My mom is dead. She’s been dead for six years in November and, gee, I wish I did know where she was living, existing, being in the universe. But as long as I am in my human body, I won’t know.

Inevitably, the party-goer who asked about my parents quickly attempts to compose themselves, saying: “I’m so sorry.” I smile and say, “It’s okay. It happened a long time ago…I’m fine.” And then I often change the subject, a symbolic offering of a life raft to the newly overwhelmed stranger.

And if I’m feeling extra spicy and disinterested in taking on the unasked-for caretaking of someone else’s feelings, I make a dead mom joke.

In a HuffPost article about the impact of humor on grief, Jesse Moss, who runs social media for a national nonprofit offering summer camps and year-round initiatives for grieving kids says, “Whenever I make a grief joke, like in person with people who haven’t experienced it, they’re mortified…My grief friends who understand it are like, ‘Yes.’”

Laughing and humor are one part of my grief that I’ve rejected for a long time. But when I stand in a room where everyone talks about texting their mom every day, it feels healing to lean over to my little sister and be like, “That was us…until mom died…” sharing in the darkly relatable moment.

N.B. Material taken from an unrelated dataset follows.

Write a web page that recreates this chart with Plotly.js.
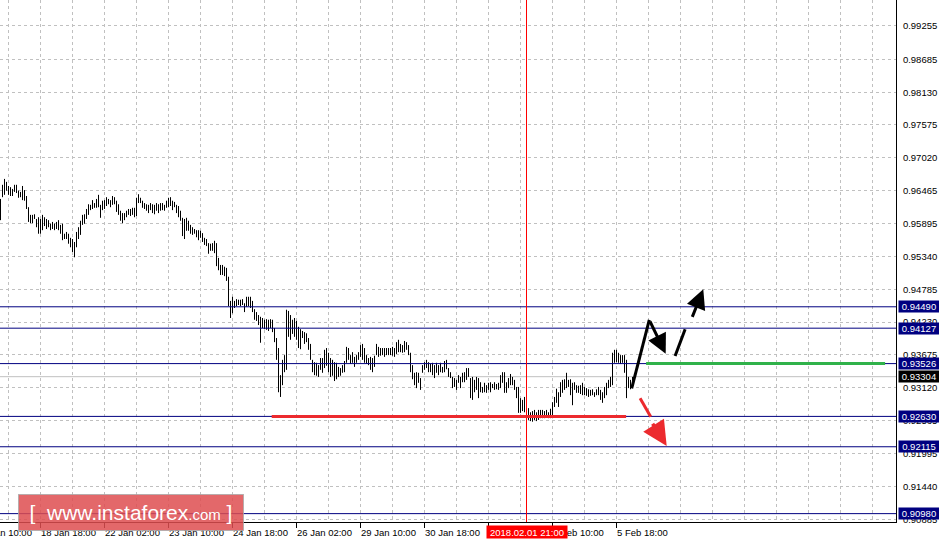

If you remove the sadness, death is like a soap opera or a poorly written Shakespeare play. It has family feuding, money issues, romantic triangles, lawyers, funerals, desserts on desserts, and more flowers than you know what to do with. It is so absurd that it becomes a comedy of errors written by the universe, starring us in roles we never asked for.

While laughing in the face of your worst day is not everyone’s cup of tea, using humor to face adversity is also bespoke—the passage of time and context all matter. There is such a thing as “too soon,” and some topics in your life may be off-limits to joke about now, tomorrow, and forever. It also may never be too soon, and it is common to laugh at a funeral, literally in the face of death.

Humor is based on a shared experience or truth. Joking is an invitation to a group, with the invite being:

“I will show my vulnerability by making light of my suffering with the hope someone will relate to it and laugh at my joke, letting me know something in them sees me.”

It is a way of owning grief, saying “Hey, this is mine to carry and experience.”

Shitty, crappy things happen in life, and it feels like the whole world should stop to mourn alongside us—but it doesn’t. Good things still happen too, and being able to hold both truths, your never-ending loss, and the ability to keep on living, making positive memories and experiences without that person, and sometimes laughing in the face of the absurdity makes the burden 1 percent lighter.

Your parent may not be dead; maybe it’s your sibling, friend, grandparents, or child. Perhaps you have living parents who are not in your life, which is also a form of profound loss.

But if you take one nugget from my words, I hope you permit yourself to laugh more at the absurdity of your grief and find more people to share in your version of dead mom jokes.